第46話明日も知らぬ道程

ホウオウドラゴンを倒してから

噂が広がった。広めたのは受付嬢だろう。7日が経ってもその熱は収まるどころ知らず。

外に出れば、すぐに握手を求めたりサインしてくれ!など

アイドルのような扱いだった。

俺は、それさえも無かったよ。

なにが、悪いんだ。

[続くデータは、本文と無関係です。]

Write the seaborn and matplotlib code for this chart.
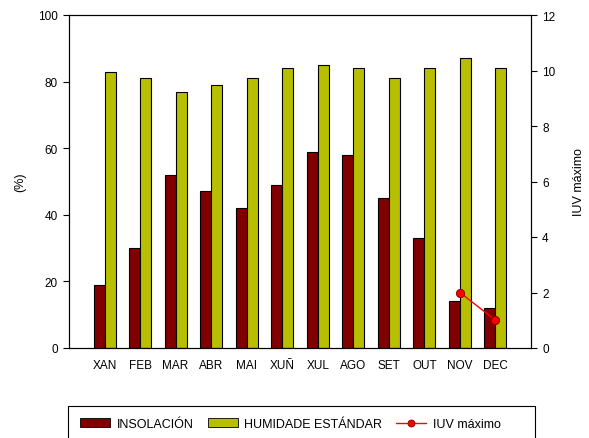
import matplotlib
matplotlib.use("Agg")
import matplotlib.pyplot as plt
import seaborn as sns
import pandas as pd
from matplotlib.lines import Line2D
from matplotlib.patches import Patch, Rectangle

months = ["XAN", "FEB", "MAR", "ABR", "MAI", "XUÑ", "XUL", "AGO", "SET", "OUT", "NOV", "DEC"]
insolacion = [19, 30, 52, 47, 42, 49, 59, 58, 45, 33, 14, 12]
humidade = [83, 81, 77, 79, 81, 84, 85, 84, 81, 84, 87, 84]
iuv_months = ["NOV", "DEC"]
iuv_values = [2, 1]

sns.set_style("white")
plt.rcParams['font.family'] = ['Liberation Sans', 'DejaVu Sans']
plt.rcParams['font.size'] = 9
plt.rcParams['text.color'] = 'black'
plt.rcParams['axes.labelcolor'] = 'black'
plt.rcParams['xtick.color'] = 'black'
plt.rcParams['ytick.color'] = 'black'

c_ins = "#800000"
c_hum = "#B8BF00"

df = pd.DataFrame({
    "mes": months * 2,
    "valor": insolacion + humidade,
    "serie": ["INSOLACIÓN"] * 12 + ["HUMIDADE ESTÁNDAR"] * 12,
})

fig = plt.figure(figsize=(5.89, 4.39), dpi=100)
ax = fig.add_axes([69/589, 1-349/439, (531-69)/589, (349-16)/439])

sns.barplot(data=df, x="mes", y="valor", hue="serie", order=months,
            hue_order=["INSOLACIÓN", "HUMIDADE ESTÁNDAR"],
            palette=[c_ins, c_hum], width=0.62, edgecolor="black",
            linewidth=0.8, ax=ax, legend=False, saturation=1)
ax.set_xlim(-1, 12)
ax.set_ylim(0, 100)
ax.set_yticks([0, 20, 40, 60, 80, 100])
ax.set_xlabel("")
ax.set_ylabel("(%)", fontsize=9)
ax.yaxis.set_label_coords((26-69)/462, 0.5)
for s in ax.spines.values():
    s.set_visible(True)
    s.set_color("black")
    s.set_linewidth(0.8)
ax.tick_params(axis="y", direction="out", length=4, width=0.8, labelsize=8.5, left=True, pad=4)
ax.tick_params(axis="x", direction="in", length=4, width=0.8, labelsize=8.5, bottom=True, pad=8)

ax2 = ax.twinx()
ax2.set_ylim(0, 12)
ax2.set_yticks([0, 2, 4, 6, 8, 10, 12])
xpos = [months.index(m) for m in iuv_months]
sns.lineplot(x=xpos, y=iuv_values, ax=ax2, color="red", marker="o",
             markersize=6, markeredgecolor="#800000", markeredgewidth=0.6,
             linewidth=1.0)
ax2.set_ylabel("IUV máximo", fontsize=9)
ax2.yaxis.set_label_coords((573-69)/462, 0.5)
ax2.tick_params(axis="y", direction="out", length=4, width=0.8, labelsize=8.5, right=True, pad=4)
for s in ax2.spines.values():
    s.set_linewidth(0.8)
    s.set_color("black")
ax2.set_xlim(-1, 12)

handles = [
    Patch(facecolor=c_ins, edgecolor="black", linewidth=0.6),
    Patch(facecolor=c_hum, edgecolor="black", linewidth=0.6),
    Line2D([0], [0], color="red", marker="o", markersize=5,
           markeredgecolor="#800000", markeredgewidth=0.6, linewidth=1.0),
]
labels = ["INSOLACIÓN", "HUMIDADE ESTÁNDAR", "IUV máximo"]
leg = fig.legend(handles, labels, loc="center left",
                 bbox_to_anchor=(80/589, 1-425/439),
                 ncol=3, fontsize=9, frameon=False,
                 handlelength=2.4, handleheight=0.75, columnspacing=1.1,
                 handletextpad=0.55, borderpad=0, borderaxespad=0)
fig.patches.append(Rectangle((68/589, -0.05), (535-68)/589, 0.05 + 1-407/439,
                             transform=fig.transFigure, fill=False,
                             edgecolor="black", linewidth=0.8))

fig.savefig("out.png", dpi=100)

俺が倒したのにそれを言ったら疑いの目を向けられるは、笑われるなど。


「やってられるかあぁぁぁー!」


ギルドに出て俺は大空に向けて叫んだ。


「ど、どうしたんだよ。

なにか変なものを食べたのか?

病院に行こうぜ!なぁ?」


優しく声を掛けるはグッズ化、

小説のモデル、親衛隊(ファンが勝手に結成した)など今が人気で輝いているアマリアだ。

やや乱暴な言葉だが優しい声音と

表情。このギャップで萌えたのだろう。俺は、目をキッと鋭くする。


「自惚れるなよ!お前がチヤホヤされるのは俺のおかげだからなぁ。いつか、俺がアイドルとして頂点に降臨してやる。

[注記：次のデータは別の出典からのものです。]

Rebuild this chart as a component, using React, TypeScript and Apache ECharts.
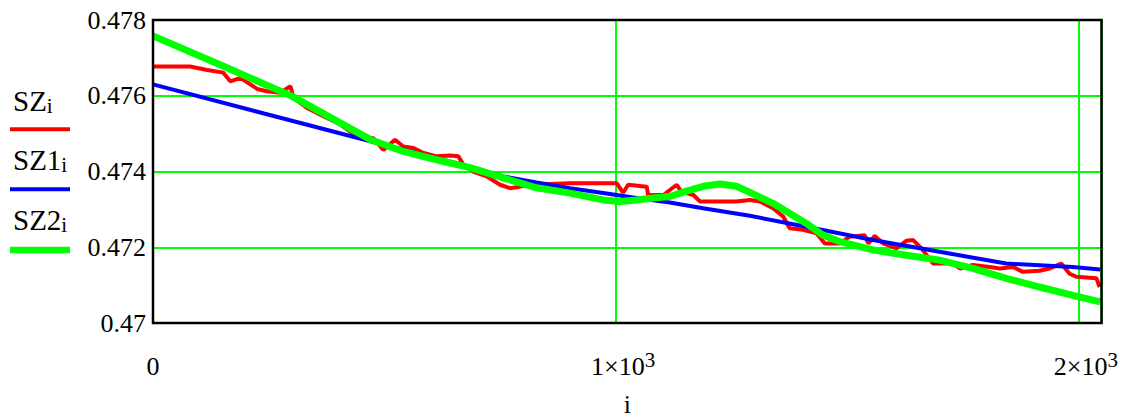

今は、その仮初のいただきに満足するんだな!くっくく、あははは!!」


指をつきつけ、高笑いする。

いつか、アイドルとして上に行く。そう、それで世界の美少女に

もてはやされるためにだ。


「よ、よくわかんねぇけど。

ほら、行くぞ病院に!

ちょっとタカノリを連れていくから!」


俺の腕を引いて走るアマリア。

何を言っているか聞こえなかったが、告白だろう。なら行こう。


「ちょ、ちょっと待った!

正常だよアマリア。

だから待って。タカノリは

支離滅裂が正常なんだからぁ!」


エリーゼは、正常だって声を上げ止めようとする。理解してくれて

嬉しいよ。でも、傷つく。

ドクターに健康ですねと笑顔で向けられ乾いた笑みを作る羽目になった。アマリアには過剰な心配する部分がある。次からは、不安にさせない騒ぐとしよう。


「ふわぁー、眠たい。

早く帰ってブドウ摂取して寝る!」


「朝からバカなことやって

何を言っているのよ」


脱力での気合に、水を差すは

半眼のエリーゼ。


「これでも気合を入れていたのに、邪魔をするなよ」


「はぁ!それで気合って・・・」


呆れため息をする。ぐぬぬ、今回は反論ができない。実際に自らの発言に少しそう思っているから。


「おや、そこにお居られるのは

エリーゼ様ではないですか?」


ギルドの道すがら広場の中央に佇む青年がエリーゼの姿に瞠目した。

青年の容姿は整えて過ぎる。水色のミディアムヘアに群青色の瞳。

豪奢な格好は、過度な輝きはなく

そこが余計に品位を表している。


「し、知り合いなのかエリーゼ」


「・・・・・」


耳元で囁くが、返事はない。

エリーゼも青の青年に驚いていた。まぁ、通りすがりの人も

視線の的であるし・・・エリーゼも

その端正な容姿に心を奪われても不思議ではない。な、なんか

よく知らないけど青の青年に憤りを覚えるのはイケメンだからであろうか。


「やーい、エリーゼ様になんか用でもあんのかよ。あぁ?」


「ちょ、喧嘩を売るなよ」


裾を引っ張り止めるのはアマリア。


「止めるな!これは・・・・・なんたろう?」


「そりゃあ、こっちが聞きてえよ!」


「ごもっとも」


アマリアの言葉に冷静さを取り戻した。止めた側は、何を言っているんだっと顔に出ていた。

目の前で寸劇を始めたことに青の青年は表現を変えずに前に進み近づく。


「おっ、やるのか?へへ、ここ一帯では変人として名を知れ渡っている俺に戦えのか?」


「マジで落ち着けよ!」


拳を軽くジャブして、戦闘の構え

青の青年は横へ通りすぎる。

あ、あれ?見ていないだと!?


「エリーゼ様。家出はこれまで

です。お帰りになってください」


「イヤよ。帰らない!」


青の青年は、最初からエリーゼを見ていて他は歯牙にもかけていなかった。